First, read Part 1 if you haven't already (and that's almost a given, since only four people had responded). Short recap: I'm in the early research stages of writing the definitive history of the Bush regime. As I am neither a journalist nor a professional researcher - although I have some skills from college - this process has involved constant discovery of new resources, practices, and efficiencies. And necessarily so, since the task is growing in size and complexity the more I know about it.
Most significantly, I've just run across the fact that the Library of Congress has a legislative search engine called Thomas with which you can see all nominations submitted to the Senate over an arbitrary span of time. I, quite justifiably, feel like a schmuck because of this: I've used Thomas before without really marking it in memory, so it had simply never occurred to me to use it for this, so I'd been going to the archives of each individual department trying to tease out their Bush appointments.
In fact, I had been taking such a roundabout way that I was still working through the State Department - the exact place I started with - and kept running into frustrating blank walls; entire bureaus whose archived leadership history ended in like 1998, but without any Googled website giving a clue as to who had been in them since then. I've been triangulating Wikipedia lists with two State Department archives cached from different years, but even then there are giant, gaping holes in the record. I don't have the money for FOIA requests, so anything that is not somewhere on the internet will not be part of my initial research.
So far, I had collected somewhere in the area of a thousand names of Bush appointees from the State Department alone, doing thorough Google canvasses to get their full names - and believe me, some of them are just plain hilarious. You'll see what I'm talking about when I finish the whole list and post it here, though it will probably have to be done in parts because of the sheer number likely involved.
Anyway, noting that I was approaching four digits from the State Department alone, I was both dreading and relishing (for the sake of adventure) all the other Departments I'd have to safari through to dig up their Bush appointees. Transportation, Commerce, Justice, Defense, Interior, Energy, on and on - not to mention all the little independent agencies, advisory councils, regulatory bodies, etc. etc.

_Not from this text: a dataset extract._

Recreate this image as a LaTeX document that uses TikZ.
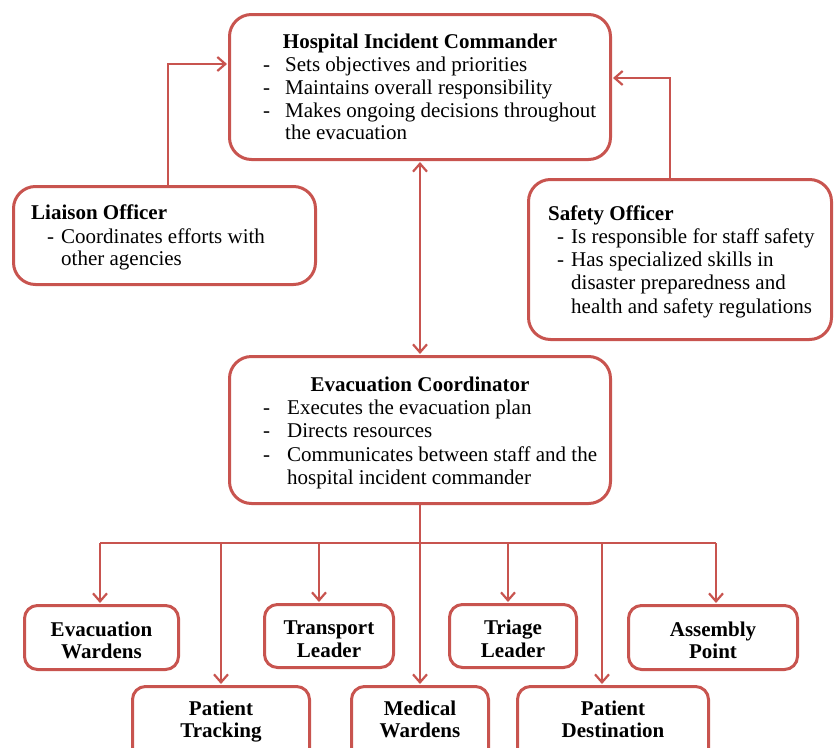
\documentclass[tikz,border=0pt]{standalone}
\usepackage{fontspec}
\setmainfont{Liberation Serif}
\usetikzlibrary{arrows.meta}
\definecolor{acc}{RGB}{200,84,79}
\begin{document}
\begin{tikzpicture}[x=1pt,y=-1pt,
  >={Straight Barb[length=8pt,width=14pt,line width=2.2pt]},
  box/.style={draw=acc, line width=3pt, rounded corners=22pt, inner sep=0pt},
  sbox/.style={draw=acc, line width=3pt, rounded corners=13pt, inner sep=0pt},
  conn/.style={draw=acc, line width=1.4pt},
  ttl/.style={font=\fontsize{21}{23}\selectfont\bfseries, inner sep=0pt, anchor=base},
  ttll/.style={font=\fontsize{21}{23}\selectfont\bfseries, inner sep=0pt, anchor=base west},
  txt/.style={font=\fontsize{21}{23}\selectfont, inner sep=0pt, anchor=base west},
]
\useasboundingbox (0,0) rectangle (835,747);

% ---------- boxes ----------
\node[box, minimum width=381pt, minimum height=145pt] (hic) at (420,87) {};
\node[box, minimum width=302pt, minimum height=98pt]  (lo)  at (164.5,235.5) {};
\node[box, minimum width=303pt, minimum height=160pt] (so)  at (680,259.5) {};
\node[box, minimum width=381pt, minimum height=147pt] (ec)  at (420,430) {};

\node[sbox, minimum width=154pt, minimum height=64pt] (ew) at (101.5,637.5) {};
\node[sbox, minimum width=129pt, minimum height=63pt] (tl) at (329,636) {};
\node[sbox, minimum width=127pt, minimum height=63pt] (tr) at (513,636) {};
\node[sbox, minimum width=169pt, minimum height=64pt] (ap) at (713,637.5) {};
\node[sbox, minimum width=177pt, minimum height=77pt] (pt) at (221,725) {};
\node[sbox, minimum width=137pt, minimum height=77pt] (mw) at (420,725) {};
\node[sbox, minimum width=191pt, minimum height=77pt] (pd) at (613,725) {};

% ---------- texts ----------
\node[ttl] (hic-t) at (420,48) {Hospital Incident Commander};
\node[txt] (hic-d1) at (263,71) {-};
\node[txt] (hic-1) at (285,71) {Sets objectives and priorities};
\node[txt] (hic-d2) at (263,94) {-};
\node[txt] (hic-2) at (285,94) {Maintains overall responsibility};
\node[txt] (hic-d3) at (263,117) {-};
\node[txt] (hic-3) at (285,117) {Makes ongoing decisions throughout};
\node[txt] (hic-4) at (285,139) {the evacuation};

\node[ttll] (lo-t) at (31,219) {Liaison Officer};
\node[txt] (lo-d1) at (47,243) {-};
\node[txt] (lo-1) at (61,243) {Coordinates efforts with};
\node[txt] (lo-2) at (61,265) {other agencies};

\node[ttll] (so-t) at (548,220) {Safety Officer};
\node[txt] (so-d1) at (557,243) {-};
\node[txt] (so-1) at (571,243) {Is responsible for staff safety};
\node[txt] (so-d2) at (557,266) {-};
\node[txt] (so-2) at (571,266) {Has specialized skills in};
\node[txt] (so-3) at (571,289) {disaster preparedness and};
\node[txt] (so-4) at (571,313) {health and safety regulations};

\node[ttl] (ec-t) at (420,391) {Evacuation Coordinator};
\node[txt] (ec-d1) at (263,414) {-};
\node[txt] (ec-1) at (287,414) {Executes the evacuation plan};
\node[txt] (ec-d2) at (263,437) {-};
\node[txt] (ec-2) at (287,437) {Directs resources};
\node[txt] (ec-d3) at (263,461) {-};
\node[txt] (ec-3) at (287,461) {Communicates between staff and the};
\node[txt] (ec-4) at (287,484) {hospital incident commander};

\node[ttl] (ew-1) at (101.5,636) {Evacuation};
\node[ttl] (ew-2) at (101.5,658) {Wardens};
\node[ttl] (tl-1) at (329,634) {Transport};
\node[ttl] (tl-2) at (329,657) {Leader};
\node[ttl] (tr-1) at (513,634) {Triage};
\node[ttl] (tr-2) at (513,657) {Leader};
\node[ttl] (ap-1) at (713,636) {Assembly};
\node[ttl] (ap-2) at (713,658) {Point};
\node[ttl] (pt-1) at (221,715) {Patient};
\node[ttl] (pt-2) at (221,737) {Tracking};
\node[ttl] (mw-1) at (420,715) {Medical};
\node[ttl] (mw-2) at (420,737) {Wardens};
\node[ttl] (pd-1) at (613,715) {Patient};
\node[ttl] (pd-2) at (613,737) {Destination};

% ---------- connectors ----------
\coordinate (l1) at (168,64);
\draw[conn,->,shorten >=1pt] (l1 |- lo.north) -- (l1) -- (l1 -| hic.west);
\coordinate (s1) at (670,78);
\draw[conn,->,shorten >=1pt] (s1 |- so.north) -- (s1) -- (s1 -| hic.east);
\draw[conn,<->,shorten >=1pt,shorten <=1pt] (hic.south) -- (ec.north);

\coordinate (bus) at (420,543);
\coordinate (bl) at (100,543);
\coordinate (br) at (716,543);
\draw[conn] (ec.south) -- (bus);
\draw[conn] (bl) -- (br);
\coordinate (b2) at (221,543);
\coordinate (b3) at (319,543);
\coordinate (b5) at (508,543);
\coordinate (b6) at (602,543);
\draw[conn,->,shorten >=1pt] (bl) -- (bl |- ew.north);
\draw[conn,->,shorten >=1pt] (b2) -- (b2 |- pt.north);
\draw[conn,->,shorten >=1pt] (b3) -- (b3 |- tl.north);
\draw[conn,->,shorten >=1pt] (bus) -- (bus |- mw.north);
\draw[conn,->,shorten >=1pt] (b5) -- (b5 |- tr.north);
\draw[conn,->,shorten >=1pt] (b6) -- (b6 |- pd.north);
\draw[conn,->,shorten >=1pt] (br) -- (br |- ap.north);
\end{tikzpicture}
\end{document}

So even though it would take forever, I was choosing to see it as a great expedition full of weird characters, friendly villagers, and hostile barbarians along the way. You wouldn't believe how much fun it can be cross-referencing people and finding out obscure little details about them: The official archive may say (hypothetically) "Tony Loomis," but then you look him up on Wikipedia and it says "Tony A. Loomis"; then you look him up on NNDB and it says "Tony Arthur Loomis; then you dig deeper and find "Anthony Arthur Loomis"; and finally, you run into some record somewhere that gives him as "Irving Anthony Arthur "Tony" Loomis, III" and it's like you're a kid on a scavenger hunt and you've just found something shiny.
That's just one of the small, mundane rewards of this kind of research. Another is seeing pictures of some of these people, and boy oh boy are there some freakish C.H.U.D.s in the mix. And I don't mean to act like that means anything in and of itself, but when you run into a guy who's a bona fide fascist nutjob and looks the part, it's just too precious for words. Tell me this isn't the creepiest motherfucker you've ever seen, once you read his background (CIA Directorate of Ops, gun-running to fascist insurgents, Blackwater executive).
Of course, not all of them are creeps. Some of them are just plain funny-looking weirdos, and there tend to be a lot of those among the people Bush appointed in exchange for campaign donations. They look freaking inbred, or double-Y chromosome. All these scummy, greasy Texas businessmen with soulless fish-eyes and stupid grins, it's hilarious.
But getting back to my point, now I have the LOC's Thomas, so I can radically cut down on some of the time involved - at least in searching for nominations that required Senate approval. This has the added benefit of including nominees whom the Senate failed to act on, filibustered, or who withdrew due to some scandal or other. But it will be every bit as much of a bastard compiling all the miscellaneous appointees who didn't require approval, since I basically have to just map out the Executive branch and find all the little corners where offices like that are.
I really want this to be comprehensive, because I want the total picture before I start tracing out a narrative. And besides, I really want to give a complete list of Bush appointees to the Daily Kos community: There is no such list online that I've been able to find (the Thomas nominee lists include entry-level military and foreign service officer commissions, so I still have to hack through quite a thicket to get the pertinent information), so I know once I've got it I'll be contributing a resource that isn't there yet, and that fellow internet researchers and activists may find useful.